** BEGIN Listed records **

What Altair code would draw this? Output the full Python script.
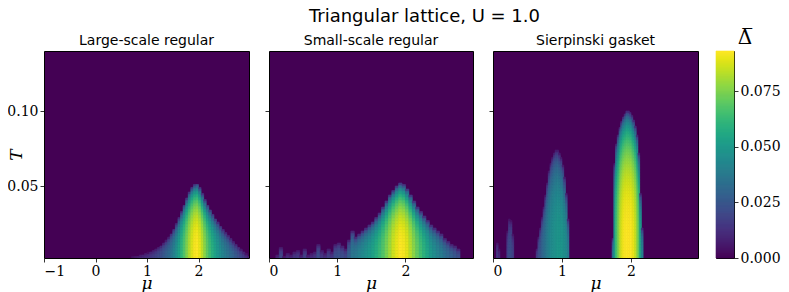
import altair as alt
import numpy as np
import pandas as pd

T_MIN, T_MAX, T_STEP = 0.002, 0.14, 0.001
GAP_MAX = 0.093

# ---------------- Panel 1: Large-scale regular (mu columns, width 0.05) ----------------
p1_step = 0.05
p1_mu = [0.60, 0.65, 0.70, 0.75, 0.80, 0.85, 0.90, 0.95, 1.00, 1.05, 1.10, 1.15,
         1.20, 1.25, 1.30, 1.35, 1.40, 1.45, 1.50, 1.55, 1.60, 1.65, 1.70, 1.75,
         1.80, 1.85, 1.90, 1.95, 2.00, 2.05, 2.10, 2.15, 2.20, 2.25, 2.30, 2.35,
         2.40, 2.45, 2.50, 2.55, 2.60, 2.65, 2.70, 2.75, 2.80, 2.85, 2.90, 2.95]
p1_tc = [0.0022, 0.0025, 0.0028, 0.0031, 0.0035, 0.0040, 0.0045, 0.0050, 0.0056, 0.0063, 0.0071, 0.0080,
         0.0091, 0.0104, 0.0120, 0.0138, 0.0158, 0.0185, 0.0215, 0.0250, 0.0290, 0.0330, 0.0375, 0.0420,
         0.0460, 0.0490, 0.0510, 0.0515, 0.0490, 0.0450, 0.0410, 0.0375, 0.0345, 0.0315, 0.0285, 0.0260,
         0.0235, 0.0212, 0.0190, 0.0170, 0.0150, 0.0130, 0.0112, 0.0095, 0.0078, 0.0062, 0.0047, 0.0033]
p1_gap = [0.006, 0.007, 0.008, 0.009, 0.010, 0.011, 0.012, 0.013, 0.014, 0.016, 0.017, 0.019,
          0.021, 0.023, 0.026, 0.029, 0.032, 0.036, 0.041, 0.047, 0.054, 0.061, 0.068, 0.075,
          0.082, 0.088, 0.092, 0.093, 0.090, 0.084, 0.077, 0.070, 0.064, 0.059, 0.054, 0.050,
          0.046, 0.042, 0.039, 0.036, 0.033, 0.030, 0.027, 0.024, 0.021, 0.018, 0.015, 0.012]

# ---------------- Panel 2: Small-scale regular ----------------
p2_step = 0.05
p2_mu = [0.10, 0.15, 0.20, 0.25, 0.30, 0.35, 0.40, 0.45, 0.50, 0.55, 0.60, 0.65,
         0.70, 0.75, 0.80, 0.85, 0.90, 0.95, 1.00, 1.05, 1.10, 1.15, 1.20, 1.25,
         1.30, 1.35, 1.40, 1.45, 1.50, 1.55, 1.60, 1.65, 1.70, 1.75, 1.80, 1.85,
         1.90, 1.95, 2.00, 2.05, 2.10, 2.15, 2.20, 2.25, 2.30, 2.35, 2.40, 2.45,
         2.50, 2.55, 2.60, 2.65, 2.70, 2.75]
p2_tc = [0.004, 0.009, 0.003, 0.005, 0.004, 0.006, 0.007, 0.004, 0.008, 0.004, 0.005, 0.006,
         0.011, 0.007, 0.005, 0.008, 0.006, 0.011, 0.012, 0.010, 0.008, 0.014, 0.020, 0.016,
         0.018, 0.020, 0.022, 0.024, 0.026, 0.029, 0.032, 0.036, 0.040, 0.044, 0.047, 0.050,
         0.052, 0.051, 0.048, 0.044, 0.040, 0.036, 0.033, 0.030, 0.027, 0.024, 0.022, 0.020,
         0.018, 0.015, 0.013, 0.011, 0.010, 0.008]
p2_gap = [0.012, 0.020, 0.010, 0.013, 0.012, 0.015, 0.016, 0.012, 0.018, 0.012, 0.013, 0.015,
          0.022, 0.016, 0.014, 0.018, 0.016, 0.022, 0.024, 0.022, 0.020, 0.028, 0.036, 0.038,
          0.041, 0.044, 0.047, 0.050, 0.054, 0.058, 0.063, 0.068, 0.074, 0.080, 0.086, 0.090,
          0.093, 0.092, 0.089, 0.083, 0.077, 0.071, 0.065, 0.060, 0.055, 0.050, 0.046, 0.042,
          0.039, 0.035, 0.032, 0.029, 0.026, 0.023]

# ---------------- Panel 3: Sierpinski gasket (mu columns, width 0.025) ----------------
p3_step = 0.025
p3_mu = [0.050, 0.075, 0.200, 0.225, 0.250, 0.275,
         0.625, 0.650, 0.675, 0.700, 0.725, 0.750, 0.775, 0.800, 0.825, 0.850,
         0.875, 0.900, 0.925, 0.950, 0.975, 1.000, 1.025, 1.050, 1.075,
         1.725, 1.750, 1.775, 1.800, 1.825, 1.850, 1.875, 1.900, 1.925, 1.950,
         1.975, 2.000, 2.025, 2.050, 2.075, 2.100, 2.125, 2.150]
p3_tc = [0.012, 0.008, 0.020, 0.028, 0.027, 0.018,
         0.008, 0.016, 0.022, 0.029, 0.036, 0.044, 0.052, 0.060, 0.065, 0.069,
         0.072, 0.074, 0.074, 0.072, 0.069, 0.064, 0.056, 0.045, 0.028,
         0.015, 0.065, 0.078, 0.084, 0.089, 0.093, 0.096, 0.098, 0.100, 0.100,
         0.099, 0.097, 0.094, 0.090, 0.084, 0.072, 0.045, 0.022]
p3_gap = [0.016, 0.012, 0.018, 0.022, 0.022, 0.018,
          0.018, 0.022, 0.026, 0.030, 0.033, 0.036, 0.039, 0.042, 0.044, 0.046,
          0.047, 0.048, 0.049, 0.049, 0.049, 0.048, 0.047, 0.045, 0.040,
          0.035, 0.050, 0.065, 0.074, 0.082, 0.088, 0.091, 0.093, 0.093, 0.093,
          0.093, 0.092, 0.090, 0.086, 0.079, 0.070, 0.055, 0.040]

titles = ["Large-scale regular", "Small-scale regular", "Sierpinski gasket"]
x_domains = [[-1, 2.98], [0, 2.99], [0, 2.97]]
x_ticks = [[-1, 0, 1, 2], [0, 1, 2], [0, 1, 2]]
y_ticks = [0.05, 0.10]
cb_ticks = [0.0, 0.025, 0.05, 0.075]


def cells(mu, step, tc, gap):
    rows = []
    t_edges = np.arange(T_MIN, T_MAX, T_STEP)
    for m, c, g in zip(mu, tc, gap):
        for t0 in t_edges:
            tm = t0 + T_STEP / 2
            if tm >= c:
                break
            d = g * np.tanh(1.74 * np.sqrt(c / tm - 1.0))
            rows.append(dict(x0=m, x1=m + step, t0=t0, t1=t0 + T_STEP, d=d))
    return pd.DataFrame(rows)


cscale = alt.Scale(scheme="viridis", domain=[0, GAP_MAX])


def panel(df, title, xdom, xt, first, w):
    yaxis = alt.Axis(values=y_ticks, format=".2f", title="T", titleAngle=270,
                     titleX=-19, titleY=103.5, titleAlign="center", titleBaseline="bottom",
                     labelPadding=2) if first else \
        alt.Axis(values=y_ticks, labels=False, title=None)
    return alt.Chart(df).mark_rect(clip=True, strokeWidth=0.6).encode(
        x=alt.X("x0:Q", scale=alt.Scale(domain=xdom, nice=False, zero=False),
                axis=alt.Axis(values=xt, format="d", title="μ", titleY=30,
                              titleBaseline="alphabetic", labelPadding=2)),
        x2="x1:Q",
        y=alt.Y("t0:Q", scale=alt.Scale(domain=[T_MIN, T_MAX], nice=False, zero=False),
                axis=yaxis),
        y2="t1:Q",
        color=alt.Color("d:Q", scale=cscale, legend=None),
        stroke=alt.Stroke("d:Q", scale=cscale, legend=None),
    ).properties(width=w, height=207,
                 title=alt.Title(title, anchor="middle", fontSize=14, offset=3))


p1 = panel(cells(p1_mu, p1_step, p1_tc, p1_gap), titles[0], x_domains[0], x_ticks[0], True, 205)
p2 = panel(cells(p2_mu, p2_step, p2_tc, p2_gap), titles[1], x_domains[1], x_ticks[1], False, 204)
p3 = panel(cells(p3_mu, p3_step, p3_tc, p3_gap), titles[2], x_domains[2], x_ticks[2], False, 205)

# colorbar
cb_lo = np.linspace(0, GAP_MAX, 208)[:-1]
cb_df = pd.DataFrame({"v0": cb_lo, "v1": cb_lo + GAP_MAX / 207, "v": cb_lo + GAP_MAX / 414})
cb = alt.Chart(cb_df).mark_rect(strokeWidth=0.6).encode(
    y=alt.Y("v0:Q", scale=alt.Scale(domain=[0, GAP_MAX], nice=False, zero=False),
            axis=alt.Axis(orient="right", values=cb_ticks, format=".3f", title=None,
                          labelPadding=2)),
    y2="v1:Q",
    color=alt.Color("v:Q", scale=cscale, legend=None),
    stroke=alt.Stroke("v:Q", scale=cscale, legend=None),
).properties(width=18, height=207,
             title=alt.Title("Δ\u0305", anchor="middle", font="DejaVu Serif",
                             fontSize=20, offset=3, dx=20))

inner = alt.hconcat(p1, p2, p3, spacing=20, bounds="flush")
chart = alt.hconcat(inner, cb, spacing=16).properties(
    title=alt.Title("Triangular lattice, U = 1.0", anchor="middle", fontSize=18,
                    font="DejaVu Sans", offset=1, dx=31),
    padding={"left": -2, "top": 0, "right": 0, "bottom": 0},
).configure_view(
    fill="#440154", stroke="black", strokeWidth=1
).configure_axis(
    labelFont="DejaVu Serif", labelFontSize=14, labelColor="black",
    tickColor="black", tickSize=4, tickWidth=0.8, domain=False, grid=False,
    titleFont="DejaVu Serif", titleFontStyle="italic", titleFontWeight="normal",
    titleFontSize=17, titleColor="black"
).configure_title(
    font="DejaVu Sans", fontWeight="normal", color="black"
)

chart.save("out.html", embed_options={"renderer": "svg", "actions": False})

** END Listed records **
** BEGIN Listed records **

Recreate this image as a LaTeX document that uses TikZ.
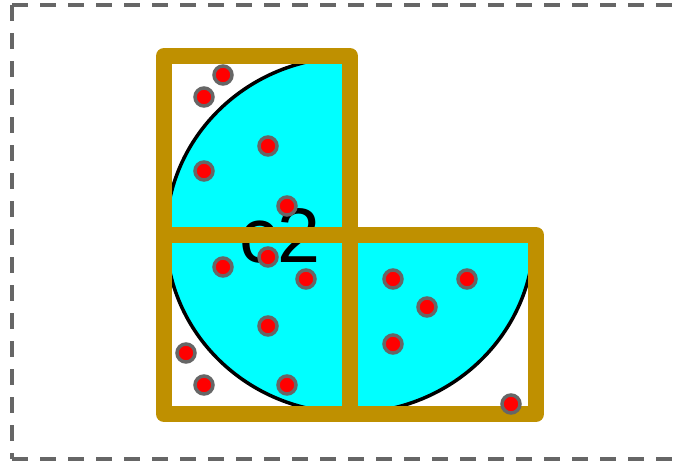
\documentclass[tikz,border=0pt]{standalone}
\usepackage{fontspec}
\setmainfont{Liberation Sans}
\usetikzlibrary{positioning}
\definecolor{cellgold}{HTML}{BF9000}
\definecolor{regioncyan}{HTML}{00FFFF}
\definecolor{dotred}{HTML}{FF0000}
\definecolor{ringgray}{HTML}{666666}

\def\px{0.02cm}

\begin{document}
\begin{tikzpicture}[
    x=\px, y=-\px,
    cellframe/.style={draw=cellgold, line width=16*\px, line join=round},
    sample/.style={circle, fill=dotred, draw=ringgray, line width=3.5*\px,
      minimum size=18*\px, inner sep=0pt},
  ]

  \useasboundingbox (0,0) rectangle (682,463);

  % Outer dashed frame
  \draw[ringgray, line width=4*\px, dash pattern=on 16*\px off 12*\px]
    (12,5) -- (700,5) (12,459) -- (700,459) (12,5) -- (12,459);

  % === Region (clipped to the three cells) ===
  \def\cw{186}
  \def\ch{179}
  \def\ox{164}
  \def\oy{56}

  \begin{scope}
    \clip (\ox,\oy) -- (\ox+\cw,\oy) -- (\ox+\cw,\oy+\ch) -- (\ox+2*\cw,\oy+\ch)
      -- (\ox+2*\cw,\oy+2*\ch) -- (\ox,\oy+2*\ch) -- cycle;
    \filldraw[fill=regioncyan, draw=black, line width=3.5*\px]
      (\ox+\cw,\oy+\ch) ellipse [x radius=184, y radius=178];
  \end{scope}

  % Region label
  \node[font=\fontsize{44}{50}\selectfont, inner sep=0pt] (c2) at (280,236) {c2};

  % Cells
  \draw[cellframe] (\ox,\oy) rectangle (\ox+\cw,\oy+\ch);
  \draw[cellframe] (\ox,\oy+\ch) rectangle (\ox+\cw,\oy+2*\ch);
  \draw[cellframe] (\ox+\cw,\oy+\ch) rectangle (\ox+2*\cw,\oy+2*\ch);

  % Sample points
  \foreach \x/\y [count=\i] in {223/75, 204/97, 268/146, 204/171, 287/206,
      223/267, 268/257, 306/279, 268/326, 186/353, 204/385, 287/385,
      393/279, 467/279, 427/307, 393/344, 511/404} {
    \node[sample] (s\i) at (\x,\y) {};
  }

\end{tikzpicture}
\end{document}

** END Listed records **
** BEGIN Listed records **

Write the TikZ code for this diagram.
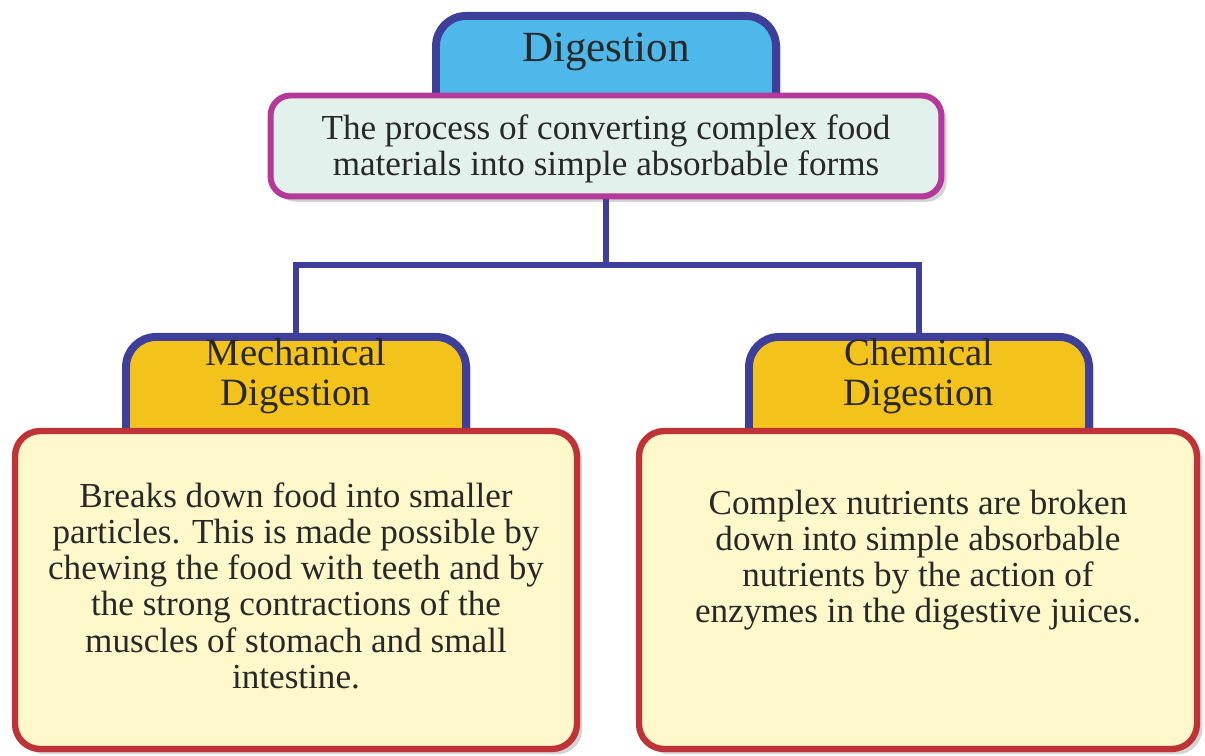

** END Listed records **

— Objective —
Print everything from the line with "What Altair code" down to the line with "GAP_MAX = 0.093", both included, exactly as written and without the pictures.

— Final result —
What Altair code would draw this? Output the full Python script.
import altair as alt
import numpy as np
import pandas as pd

T_MIN, T_MAX, T_STEP = 0.002, 0.14, 0.001
GAP_MAX = 0.093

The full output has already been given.